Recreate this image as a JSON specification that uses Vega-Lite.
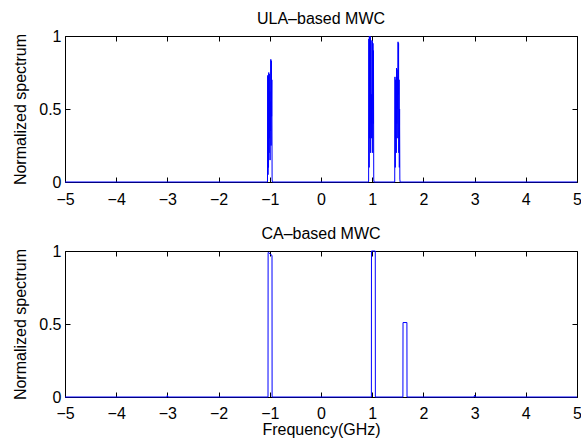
{
  "$schema": "https://vega.github.io/schema/vega-lite/v6.json",
  "padding": {"left": 12, "top": 10, "right": 0, "bottom": 0},
  "background": "white",
  "config": {
    "font": "Liberation Sans",
    "view": {"stroke": "black", "strokeWidth": 1},
    "axis": {"domain": false, "grid": false, "tickColor": "black", "tickSize": -5, "tickWidth": 1, "labelColor": "black", "labelFontSize": 16, "titleFontSize": 16, "titleFontWeight": "normal", "titleColor": "black", "labelFont": "Liberation Sans", "titleFont": "Liberation Sans"},
    "title": {"fontSize": 16, "fontWeight": "normal", "color": "black", "font": "Liberation Sans"}
  },
  "datasets": {
    "ula": [
      {"f": -5, "s": 0},
      {"f": -1.045, "s": 0}, {"f": -1.04, "s": 0.73}, {"f": -1.035, "s": 0.05}, {"f": -1.03, "s": 0.72}, {"f": -1.025, "s": 0.1}, {"f": -1.02, "s": 0.75}, {"f": -1.015, "s": 0.2}, {"f": -1.01, "s": 0.74}, {"f": -1.005, "s": 0.3}, {"f": -1.0, "s": 0.62}, {"f": -0.995, "s": 0.15}, {"f": -0.99, "s": 0.55}, {"f": -0.985, "s": 0.35}, {"f": -0.98, "s": 0.84}, {"f": -0.975, "s": 0.25}, {"f": -0.97, "s": 0.83}, {"f": -0.965, "s": 0.45}, {"f": -0.96, "s": 0.7}, {"f": -0.955, "s": 0.02}, {"f": -0.95, "s": 0},
      {"f": 0.93, "s": 0}, {"f": 0.935, "s": 0.98}, {"f": 0.94, "s": 0.1}, {"f": 0.945, "s": 1.0}, {"f": 0.95, "s": 0.3}, {"f": 0.955, "s": 1.0}, {"f": 0.96, "s": 0.5}, {"f": 0.965, "s": 0.99}, {"f": 0.97, "s": 0.2}, {"f": 0.975, "s": 0.55}, {"f": 0.98, "s": 0.4}, {"f": 0.985, "s": 0.6}, {"f": 0.99, "s": 0.3}, {"f": 0.995, "s": 0.97}, {"f": 1.0, "s": 0.5}, {"f": 1.005, "s": 0.96}, {"f": 1.01, "s": 0.2}, {"f": 1.015, "s": 0.95}, {"f": 1.02, "s": 0.4}, {"f": 1.025, "s": 0.9}, {"f": 1.03, "s": 0.02}, {"f": 1.035, "s": 0},
      {"f": 1.44, "s": 0}, {"f": 1.445, "s": 0.72}, {"f": 1.45, "s": 0.1}, {"f": 1.455, "s": 0.7}, {"f": 1.46, "s": 0.3}, {"f": 1.465, "s": 0.45}, {"f": 1.47, "s": 0.2}, {"f": 1.475, "s": 0.78}, {"f": 1.48, "s": 0.4}, {"f": 1.485, "s": 0.77}, {"f": 1.49, "s": 0.5}, {"f": 1.495, "s": 0.72}, {"f": 1.5, "s": 0.3}, {"f": 1.505, "s": 0.96}, {"f": 1.51, "s": 0.6}, {"f": 1.515, "s": 0.95}, {"f": 1.52, "s": 0.2}, {"f": 1.525, "s": 0.7}, {"f": 1.53, "s": 0.1}, {"f": 1.535, "s": 0.5}, {"f": 1.54, "s": 0.02}, {"f": 1.545, "s": 0},
      {"f": 5, "s": 0}
    ],
    "ca": [
      {"f": -5, "s": 0},
      {"f": -3.01, "s": 0}, {"f": -3.0, "s": 0.012}, {"f": -2.99, "s": 0},
      {"f": -1.035, "s": 0}, {"f": -1.033, "s": 0.99}, {"f": -1.02, "s": 0.99}, {"f": -1.0, "s": 0.98}, {"f": -0.957, "s": 0.97}, {"f": -0.955, "s": 0},
      {"f": 0.984, "s": 0}, {"f": 0.986, "s": 1.0}, {"f": 1.06, "s": 1.0}, {"f": 1.062, "s": 0},
      {"f": 1.6, "s": 0}, {"f": 1.602, "s": 0.51}, {"f": 1.678, "s": 0.51}, {"f": 1.68, "s": 0},
      {"f": 2.99, "s": 0}, {"f": 3.0, "s": 0.012}, {"f": 3.01, "s": 0},
      {"f": 5, "s": 0}
    ]
  },
  "spacing": 17,
  "vconcat": [
    {
      "width": 512,
      "height": 146,
      "title": {"text": "ULA–based MWC", "offset": 1},
      "data": {"name": "ula"},
      "layer": [
        {
          "mark": {"type": "line", "color": "#0000ff", "strokeWidth": 1},
          "encoding": {
            "x": {"field": "f", "type": "quantitative", "scale": {"domain": [-5, 5], "nice": false, "zero": false}, "axis": {"values": [-5, -4, -3, -2, -1, 0, 1, 2, 3, 4, 5], "title": null, "labelFlush": false, "labelOverlap": false, "labelPadding": 14}},
            "y": {"field": "s", "type": "quantitative", "scale": {"domain": [0, 1], "nice": false}, "axis": {"values": [0, 0.5, 1], "format": "~g", "title": "Normalized spectrum", "labelPadding": 9, "titlePadding": 10}}
          }
        },
        {
          "mark": {"type": "line", "strokeOpacity": 0},
          "encoding": {
            "x": {"field": "f", "type": "quantitative", "axis": {"orient": "top", "values": [-5, -4, -3, -2, -1, 0, 1, 2, 3, 4, 5], "labels": false, "title": null}},
            "y": {"field": "s", "type": "quantitative", "axis": {"orient": "right", "values": [0, 0.5, 1], "labels": false, "title": null}}
          }
        }
      ],
      "resolve": {"axis": {"x": "independent", "y": "independent"}}
    },
    {
      "width": 512,
      "height": 146,
      "title": {"text": "CA–based MWC", "offset": 1},
      "data": {"name": "ca"},
      "layer": [
        {
          "mark": {"type": "line", "color": "#0000ff", "strokeWidth": 1},
          "encoding": {
            "x": {"field": "f", "type": "quantitative", "scale": {"domain": [-5, 5], "nice": false, "zero": false}, "axis": {"values": [-5, -4, -3, -2, -1, 0, 1, 2, 3, 4, 5], "title": "Frequency(GHz)", "labelFlush": false, "labelOverlap": false, "labelPadding": 13, "titlePadding": 0}},
            "y": {"field": "s", "type": "quantitative", "scale": {"domain": [0, 1], "nice": false}, "axis": {"values": [0, 0.5, 1], "format": "~g", "title": "Normalized spectrum", "labelPadding": 9, "titlePadding": 10}}
          }
        },
        {
          "mark": {"type": "line", "strokeOpacity": 0},
          "encoding": {
            "x": {"field": "f", "type": "quantitative", "axis": {"orient": "top", "values": [-5, -4, -3, -2, -1, 0, 1, 2, 3, 4, 5], "labels": false, "title": null}},
            "y": {"field": "s", "type": "quantitative", "axis": {"orient": "right", "values": [0, 0.5, 1], "labels": false, "title": null}}
          }
        }
      ],
      "resolve": {"axis": {"x": "independent", "y": "independent"}}
    }
  ]
}
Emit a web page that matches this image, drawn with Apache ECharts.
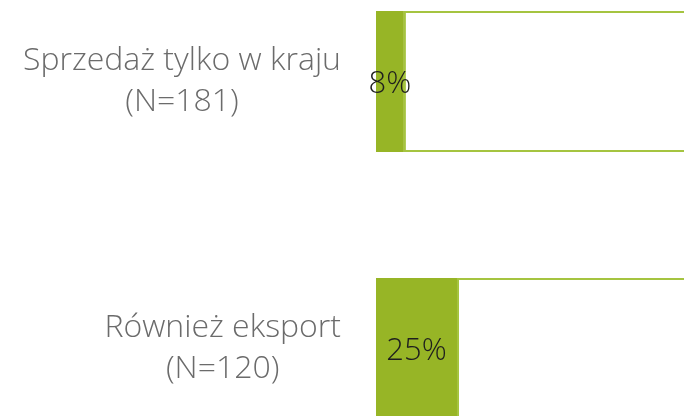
<!DOCTYPE html>
<html>
<head>
<meta charset="utf-8">
<script src="https://cdn.jsdelivr.net/npm/echarts@6/dist/echarts.min.js"></script>
<style>
  html, body { margin: 0; padding: 0; background: #fff; }
  #chart { width: 684px; height: 416px; }
</style>
</head>
<body>
<div id="chart"></div>
<script>
  const categories = ['Sprzedaż tylko w kraju', 'Również eksport'];
  const sampleSizes = ['(N=181)', '(N=120)'];
  const shares = [8.6, 25];
  const shareLabels = ['8%', '25%'];
  const rest = shares.map((v) => 100 - v);

  const chart = echarts.init(document.getElementById('chart'));
  chart.setOption({
    animation: false,
    grid: {
      left: 376,
      right: -16,
      top: -52,
      bottom: -66,
      containLabel: false,
      outerBoundsMode: 'none'
    },
    xAxis: {
      type: 'value',
      min: 0,
      max: 100,
      show: false
    },
    yAxis: {
      type: 'category',
      inverse: true,
      data: categories,
      axisLine: { show: false },
      axisTick: { show: false },
      axisLabel: {
        margin: 35,
        align: 'right',
        formatter: function (value, index) {
          return '{c|' + value + '}\n{c|' + sampleSizes[index] + '}';
        },
        rich: {
          c: {
            align: 'center',
            fontFamily: 'Open Sans',
            fontWeight: 300,
            fontSize: 32,
            lineHeight: 41,
            color: '#6b6b6b'
          }
        }
      }
    },
    series: [
      {
        type: 'bar',
        stack: 'total',
        barWidth: 141,
        data: shares,
        itemStyle: { color: '#97b526' },
        label: {
          show: true,
          position: 'inside',
          offset: [0, 3],
          formatter: (p) => shareLabels[p.dataIndex],
          fontFamily: 'Open Sans',
          fontWeight: 300,
          fontSize: 31,
          color: '#1e1e1e'
        }
      },
      {
        type: 'bar',
        stack: 'total',
        barWidth: 141,
        data: rest,
        itemStyle: { color: '#ffffff', borderColor: '#a5c440', borderWidth: 2 },
        silent: true
      }
    ]
  });
</script>
</body>
</html>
• • •
:: GIVEN PROBLEM ::
Keep the pictures out, and extract only the lines that begin at the one containing "Emit a web page" and end at the one containing "const rest = shares.map((v) => 100 - v);", inclusive.

:: RESULT FOR THIS TASK ::
Emit a web page that matches this image, drawn with Apache ECharts.
<!DOCTYPE html>
<html>
<head>
<meta charset="utf-8">
<script src="https://cdn.jsdelivr.net/npm/echarts@6/dist/echarts.min.js"></script>
<style>
  html, body { margin: 0; padding: 0; background: #fff; }
  #chart { width: 684px; height: 416px; }
</style>
</head>
<body>
<div id="chart"></div>
<script>
  const categories = ['Sprzedaż tylko w kraju', 'Również eksport'];
  const sampleSizes = ['(N=181)', '(N=120)'];
  const shares = [8.6, 25];
  const shareLabels = ['8%', '25%'];
  const rest = shares.map((v) => 100 - v);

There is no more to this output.